Essentially, it's about regular people doing the best they can under sometimes extremely trying circumstances. And the world created in this book is extremely trying and more than a little weird and quite brutal. Sound familiar?
Anyway, this is beautfully written by a writer whose mind is following it's own path and it's own drummer and doing so with a very large heart and understanding (and forgiveness) of the human condition.

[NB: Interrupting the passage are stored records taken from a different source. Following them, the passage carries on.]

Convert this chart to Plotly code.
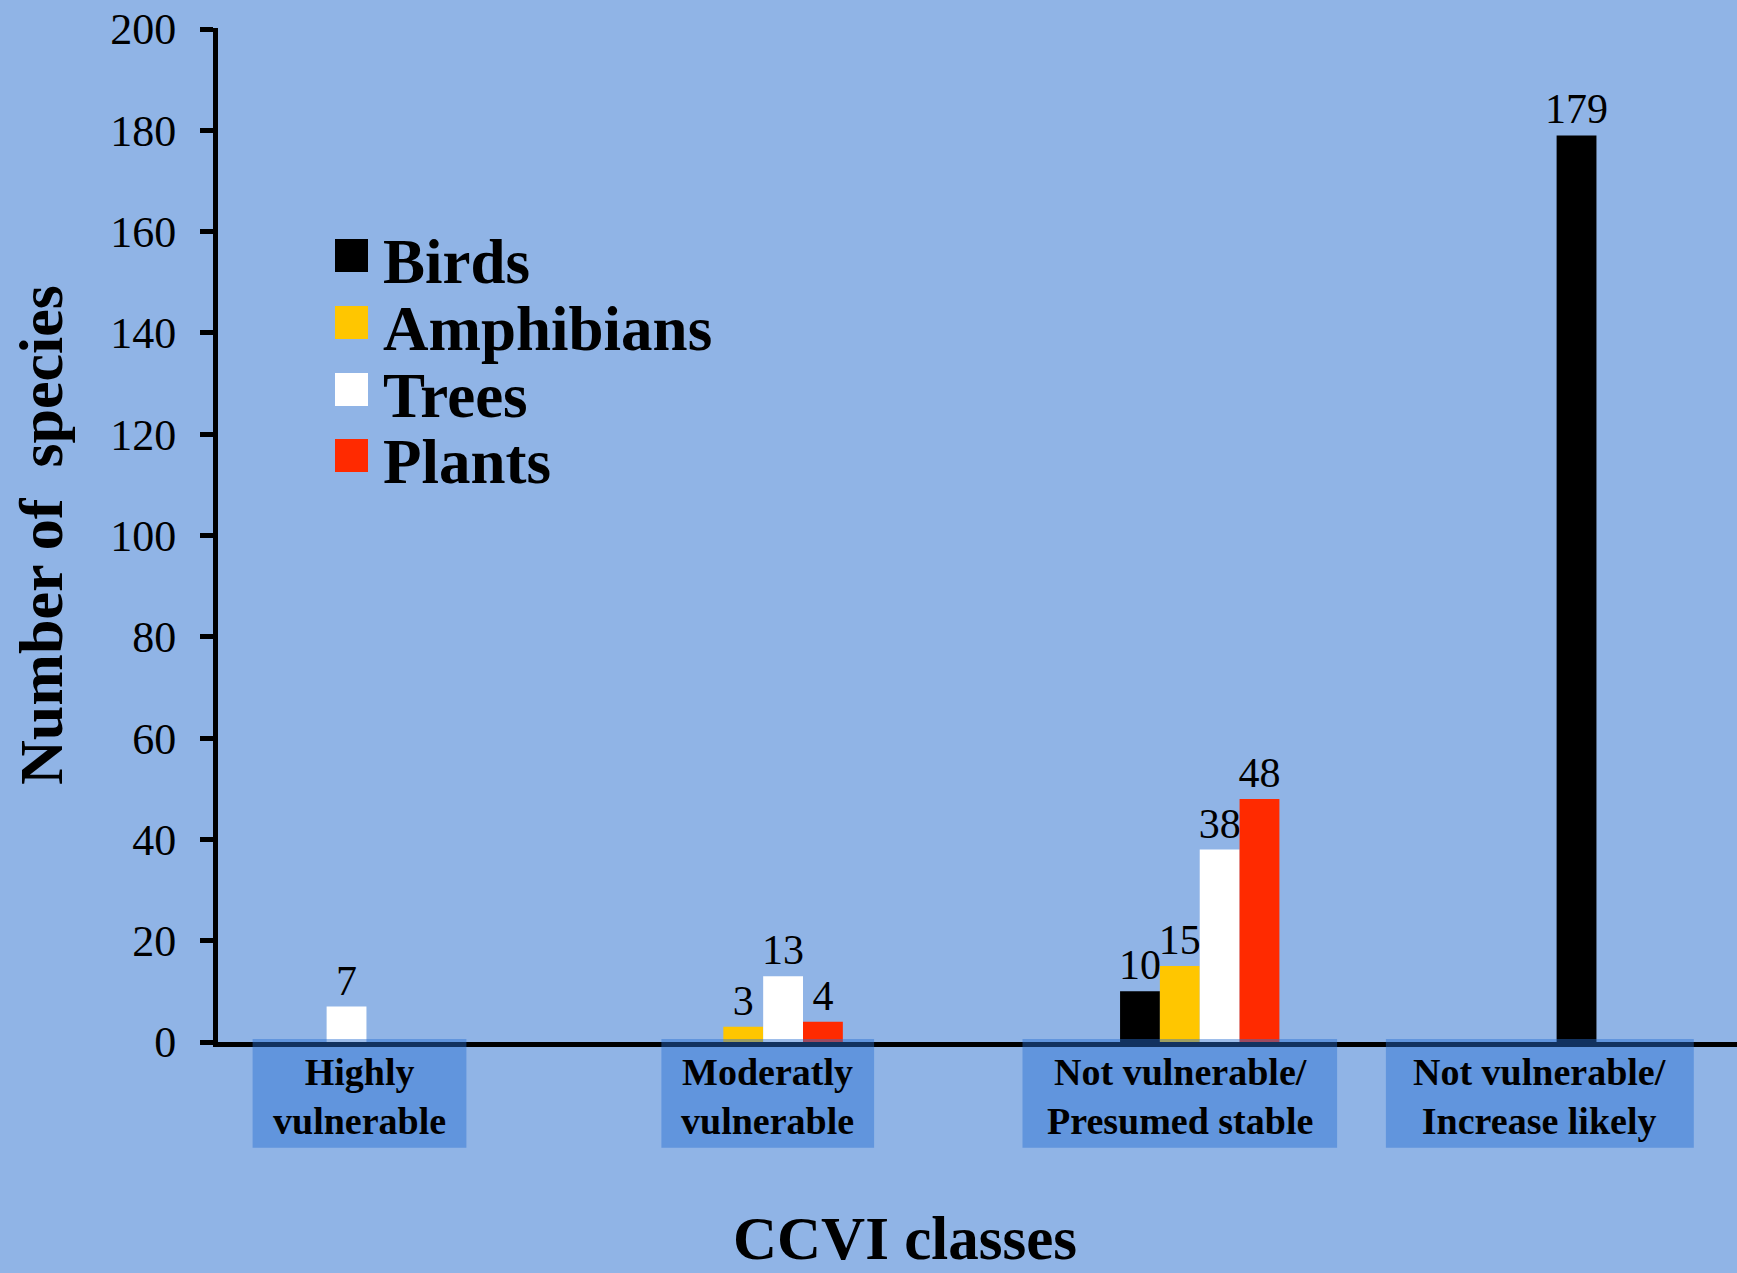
import plotly.graph_objects as go

# ---------------- data ----------------
categories = ["Highly vulnerable", "Moderatly vulnerable",
              "Not vulnerable/ Presumed stable", "Not vulnerable/ Increase likely"]
category_labels = ["Highly<br>vulnerable", "Moderatly<br>vulnerable",
                   "Not vulnerable/<br>Presumed stable", "Not vulnerable/<br>Increase likely"]
series_names = ["Birds", "Amphibians", "Trees", "Plants"]
birds = [None, None, 10, 179]
amphibians = [None, 3, 15, None]
trees = [7, 13, 38, None]
plants = [None, 4, 48, None]
y_tick_values = [0, 20, 40, 60, 80, 100, 120, 140, 160, 180, 200]
x_title = "CCVI classes"
y_title = "Number of  species"

# ---------------- styles ----------------
series_values = [birds, amphibians, trees, plants]
colors = ["#000000", "#ffc600", "#ffffff", "#ff2a00"]
FONT = "Liberation Serif, Times New Roman, serif"
BG = "#90b4e6"

W, H = 1737, 1273
ML, MR, MT, MB = 218, 0, 28, 231
X_RANGE = [-0.2488, 3.2307]
Y_RANGE = [0, 200.2]
plot_w = W - ML - MR
plot_h = H - MT - MB


def pap_x(px):
    return (px - ML) / plot_w


def pap_y(py):
    return (H - MB - py) / plot_h


fig = go.Figure()
for name, vals, col in zip(series_names, series_values, colors):
    fig.add_trace(go.Bar(
        name=name, x=categories, y=vals,
        marker=dict(color=col, line=dict(width=0)),
        text=[("" if v is None else str(v)) for v in vals],
        textposition="outside",
        constraintext="none",
        textfont=dict(family=FONT, size=42, color="#000000"),
        cliponaxis=False,
        showlegend=False,
    ))

shapes = []
annotations = []

# category label boxes (pixel extents in the picture)
box_px = [(252.6, 466.4), (661.4, 874.1), (1022.5, 1337.1), (1385.9, 1693.8)]
box_top, box_bot = 1039.1, 1147.7
for (x0, x1), lab in zip(box_px, category_labels):
    shapes.append(dict(type="rect", xref="paper", yref="paper",
                       x0=pap_x(x0), x1=pap_x(x1), y0=pap_y(box_bot), y1=pap_y(box_top),
                       fillcolor="rgba(40,110,210,0.45)", line=dict(width=0),
                       layer="above"))
    annotations.append(dict(xref="paper", yref="paper", x=pap_x((x0 + x1) / 2), y=pap_y(1096),
                            text=lab, showarrow=False, xanchor="center", yanchor="middle",
                            font=dict(family=FONT, size=38, color="#000000", weight="bold")))

# manual legend (large square swatches)
sq_left, sq_size = 335, 33
row_tops = [239, 306, 373, 439]
for name, col, top in zip(series_names, colors, row_tops):
    shapes.append(dict(type="rect", xref="paper", yref="paper",
                       x0=pap_x(sq_left), x1=pap_x(sq_left + sq_size),
                       y0=pap_y(top + sq_size), y1=pap_y(top),
                       fillcolor=col, line=dict(width=0), layer="above"))
    annotations.append(dict(xref="paper", yref="paper", x=pap_x(381), y=pap_y(top + sq_size / 2 + 6),
                            text=name, showarrow=False, xanchor="left", yanchor="middle",
                            font=dict(family=FONT, size=63, color="#000000", weight="bold")))

# x-axis title
annotations.append(dict(xref="paper", yref="paper", x=pap_x(905), y=pap_y(1238),
                        text=x_title, showarrow=False, xanchor="center", yanchor="middle",
                        font=dict(family=FONT, size=61, color="#000000", weight="bold")))

fig.update_layout(
    width=W, height=H,
    margin=dict(l=ML, r=MR, t=MT, b=MB, pad=0),
    paper_bgcolor=BG, plot_bgcolor=BG,
    barmode="group", bargap=0.635, bargroupgap=0,
    font=dict(family=FONT, color="#000000"),
    shapes=shapes, annotations=annotations,
    showlegend=False,
)
fig.update_xaxes(
    type="category", range=X_RANGE, showgrid=False, zeroline=False,
    showline=True, linecolor="#000000", linewidth=5,
    showticklabels=False, ticks="",
    automargin=False, fixedrange=True,
)
fig.update_yaxes(
    range=Y_RANGE, tickmode="array", tickvals=y_tick_values,
    ticktext=[str(v) for v in y_tick_values],
    ticklabeloverflow="allow",
    showgrid=False, zeroline=False,
    showline=True, linecolor="#000000", linewidth=5,
    ticks="outside", ticklen=13, tickwidth=5, tickcolor="#000000",
    tickfont=dict(family=FONT, size=44, color="#000000"),
    ticklabelstandoff=15,
    title=dict(text="<b>" + y_title + "</b>", font=dict(family=FONT, size=62, color="#000000"),
               standoff=29),
    automargin=False, fixedrange=True,
)

fig.write_html("out.html", config={"displayModeBar": False},
               post_script="document.body.style.margin='0';document.body.style.overflow='hidden';")
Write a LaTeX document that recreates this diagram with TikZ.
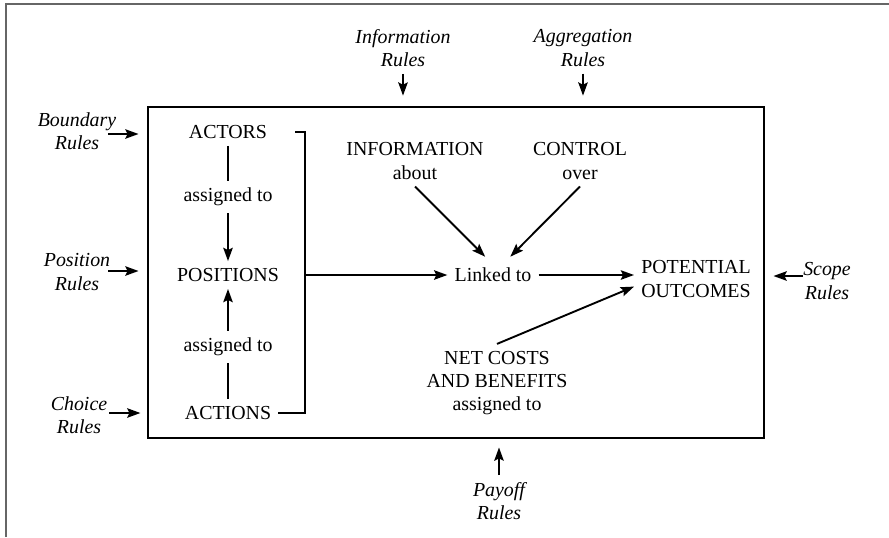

A wonderful book.....give it a chance.

Rating: 5 stars
Summary: Fantastic fiction
Review: This isn't just one of the best first novels that I've read this year, it's also one of the best novels. Baroque, digressive, and deeply strange, I thought it was compulsively readable and deeply satisfying as well. Something like M. John Harrison's Viriconium novels, something like Jeffrey Ford, or even Isak Dinesen's fables, it may not be to everyone's taste, but it was certainly to mine. Bantam is republishing this book sometime this year, I believe, but why wait?

Rating: 3 stars
Summary: Excellent writing, slow story
Review: Two drifters: a battlefield physician and an introspective gunslinger, are pursued from the deserts of the Copper Country to Ashamoil, ancient city of freaks, art and crime. That's the first three chapters, after which the story begins to explore many different paths. In those first chapters Bishop assembles an oddly old-west atmosphere (her protagonists bear six-shooters and shotguns), a compelling feel soon replaced by the cityscape of Ashamoil. There is beautiful and ambiguous writing throughout, and a perpetual sense that everywhere is hidden deeper meaning. The city is rife with symbols and enigmatic denizens. The dark gunfighter Gwynn, who is the book's main subject, involves himself in a wide range of activities with a cast of diverse characters, including protracted discussions on the nature of Salvation, a love affair with a questionably human woman, and fulfilling his duties as crime-lord heavy. Though all interesting, the various plot lines seemed, at times, to clamor for center stage while suffering from lack of attention. Bishop is a powerful wordsmith, and I look forward to her next work.